▸ INSTRUCTIONS FOR THE TASK: Your task is to gather the lines below that hold the string "matplotlib".

▸ RAW DATA:
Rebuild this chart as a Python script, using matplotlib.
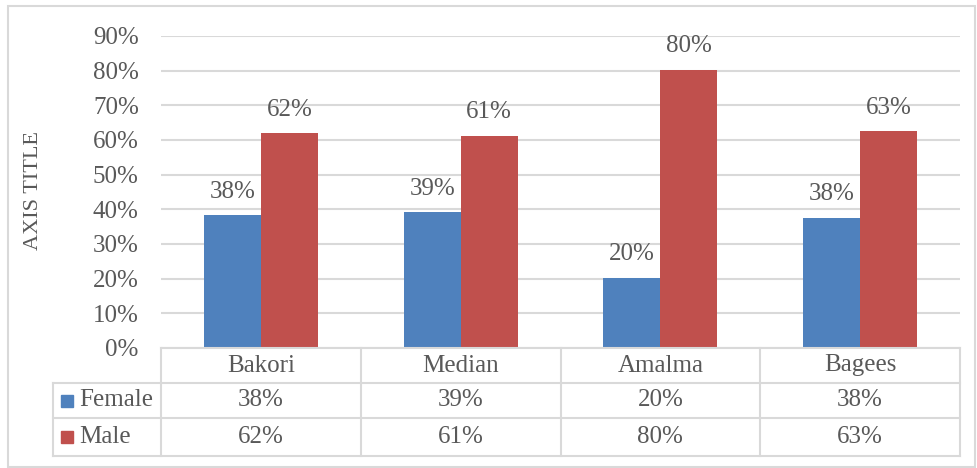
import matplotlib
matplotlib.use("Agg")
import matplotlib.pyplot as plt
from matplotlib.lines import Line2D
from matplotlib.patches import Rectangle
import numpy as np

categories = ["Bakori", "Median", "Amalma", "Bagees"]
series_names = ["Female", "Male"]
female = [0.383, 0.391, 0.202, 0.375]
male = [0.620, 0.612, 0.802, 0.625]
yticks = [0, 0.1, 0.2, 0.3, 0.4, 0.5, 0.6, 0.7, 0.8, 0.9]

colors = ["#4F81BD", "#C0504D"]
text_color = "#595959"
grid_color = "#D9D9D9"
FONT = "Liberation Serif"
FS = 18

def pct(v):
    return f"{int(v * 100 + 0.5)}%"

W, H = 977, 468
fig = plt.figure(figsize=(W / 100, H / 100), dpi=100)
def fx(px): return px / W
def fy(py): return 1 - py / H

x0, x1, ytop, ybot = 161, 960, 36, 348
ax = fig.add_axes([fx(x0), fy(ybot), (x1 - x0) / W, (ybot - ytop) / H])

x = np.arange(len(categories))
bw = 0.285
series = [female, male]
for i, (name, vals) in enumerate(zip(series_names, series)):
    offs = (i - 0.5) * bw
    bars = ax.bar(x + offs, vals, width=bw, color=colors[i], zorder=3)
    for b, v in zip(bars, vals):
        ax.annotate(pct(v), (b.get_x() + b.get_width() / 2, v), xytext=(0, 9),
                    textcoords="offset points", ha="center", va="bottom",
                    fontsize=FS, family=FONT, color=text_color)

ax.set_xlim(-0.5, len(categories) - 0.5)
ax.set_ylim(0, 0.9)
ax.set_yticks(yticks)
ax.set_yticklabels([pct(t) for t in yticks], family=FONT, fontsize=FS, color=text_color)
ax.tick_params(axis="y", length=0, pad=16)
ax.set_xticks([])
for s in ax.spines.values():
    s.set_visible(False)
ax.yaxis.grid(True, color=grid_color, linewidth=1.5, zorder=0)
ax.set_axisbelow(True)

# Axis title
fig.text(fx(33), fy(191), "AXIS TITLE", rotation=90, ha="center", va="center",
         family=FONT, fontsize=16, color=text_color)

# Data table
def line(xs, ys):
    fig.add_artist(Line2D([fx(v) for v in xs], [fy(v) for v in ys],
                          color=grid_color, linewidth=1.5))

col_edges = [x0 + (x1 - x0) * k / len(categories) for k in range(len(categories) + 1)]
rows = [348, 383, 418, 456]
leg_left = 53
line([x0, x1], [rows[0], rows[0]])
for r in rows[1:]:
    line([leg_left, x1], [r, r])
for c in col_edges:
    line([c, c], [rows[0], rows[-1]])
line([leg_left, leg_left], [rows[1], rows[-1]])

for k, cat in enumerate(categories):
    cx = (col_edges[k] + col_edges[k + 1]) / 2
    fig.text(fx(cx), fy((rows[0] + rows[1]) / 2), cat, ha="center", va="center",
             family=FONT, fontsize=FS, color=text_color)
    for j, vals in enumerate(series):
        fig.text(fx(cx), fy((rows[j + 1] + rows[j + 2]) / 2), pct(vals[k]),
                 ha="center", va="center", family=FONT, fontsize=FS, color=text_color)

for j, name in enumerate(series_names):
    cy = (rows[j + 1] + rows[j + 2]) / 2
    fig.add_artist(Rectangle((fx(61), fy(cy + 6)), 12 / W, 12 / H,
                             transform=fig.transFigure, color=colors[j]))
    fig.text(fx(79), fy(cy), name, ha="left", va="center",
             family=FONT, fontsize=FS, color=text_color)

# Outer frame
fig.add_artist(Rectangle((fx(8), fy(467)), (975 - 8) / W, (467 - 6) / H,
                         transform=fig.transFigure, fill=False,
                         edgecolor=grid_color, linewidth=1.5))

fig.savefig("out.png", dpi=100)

▸ PROBLEM SOLUTION:
Rebuild this chart as a Python script, using matplotlib.
import matplotlib
matplotlib.use("Agg")
import matplotlib.pyplot as plt
from matplotlib.lines import Line2D
from matplotlib.patches import Rectangle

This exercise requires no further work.